Discussion of the preamble focused on whether the language in it would prevent an insurer from sharing RBC ratios with ratings agencies or reinsurers—an issue industry representatives were concerned about in the initial review of the proposed changes—and suggestions to remove language from the preamble which provides that RBC instructions should be considered confidential. These changes, as well as a suggestion to remove the RBC ratio components (total adjusted capital (TAC) and authorized control level (ACL)) from annual statement blanks, will be discussed on the group’s next call.

SAPWG Continues Bond Definition Implementation & Collateral Loan Work: The Statutory Accounting Principles Working Group (SAPWG) took the following action during its call last week (you can find a PDF file with the materials for the call here):

Re-exposed changes to SSAP 21R regarding residual reporting and measurement: NAIC staff incorporated most of industry’s proposed changes to the prior exposure. Among other things, the revisions 1) add transition guidance, 2) clarify that once an investment is classified as a residual it should continue to be reported as such until disposed of by the insurer, and 3) incorporate other-than-temporary impairment (OTTI) guidance. The proposal contains an option for early adoption as of December 31, 2024. The revisions are being exposed for a shortened timeframe, with comments due March 7.

Re-exposed revisions to Schedule BA reporting categories: Despite industry opposition, NAIC staff continues to propose elimination of the “Non-Registered Private Funds” category and incorporation of those investments into the “Joint Ventures, Partnership, and LLC Interests” category. NAIC staff suggested that many of the investments insurers are reporting in the “Non-Registered Private Funds” category (e.g., warehouse loans, intercompany loans, and loans fully guaranteed by the U.S. government) should instead be reported as collateral loans. A new item has been exposed related to this issue (see below). Comments are due April 19.

Directed a modified blanks proposal for Schedule BA reporting that was exposed at the Blanks Working Group Call (see below).

Adopted revisions to the SSAP 21R disclosure: The disclosure will require companies to report collateral loans by collateral type.
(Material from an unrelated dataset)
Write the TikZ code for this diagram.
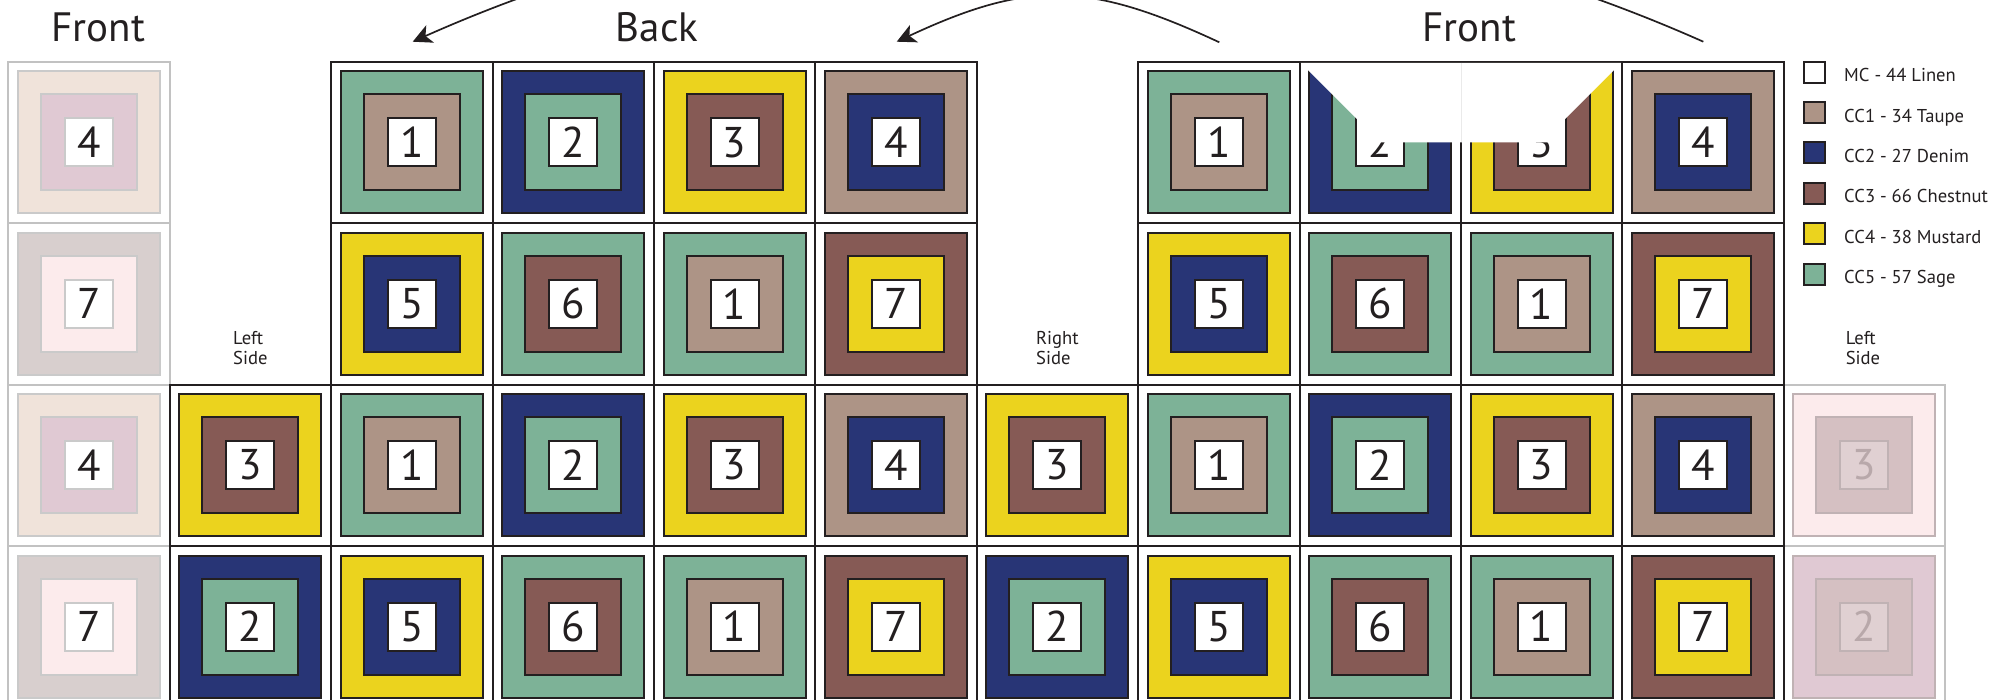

The working group will sponsor a blanks proposal to capture this information for year-end 2024.

Exposed revised Schedule BA reporting lines for collateral loans and requested feedback from regulators and industry on whether collateral loans backed by certain types of collateral should flow differently through the asset valuation reserve (AVR) for RBC impact: Comments are due April 19.

Received a memo from the Life RBC Working Group regarding a Repurchase Agreement proposal: The proposal from the Life RBC Working Group would essentially treat conforming Repurchase Agreement Programs the same as securities lending programs. SAPWG’s proposed response to this referral asks that the Life RBC Working Group defer consideration to allow for an assessment and convergence of accounting and reporting requirements for securities lending and repurchase agreements.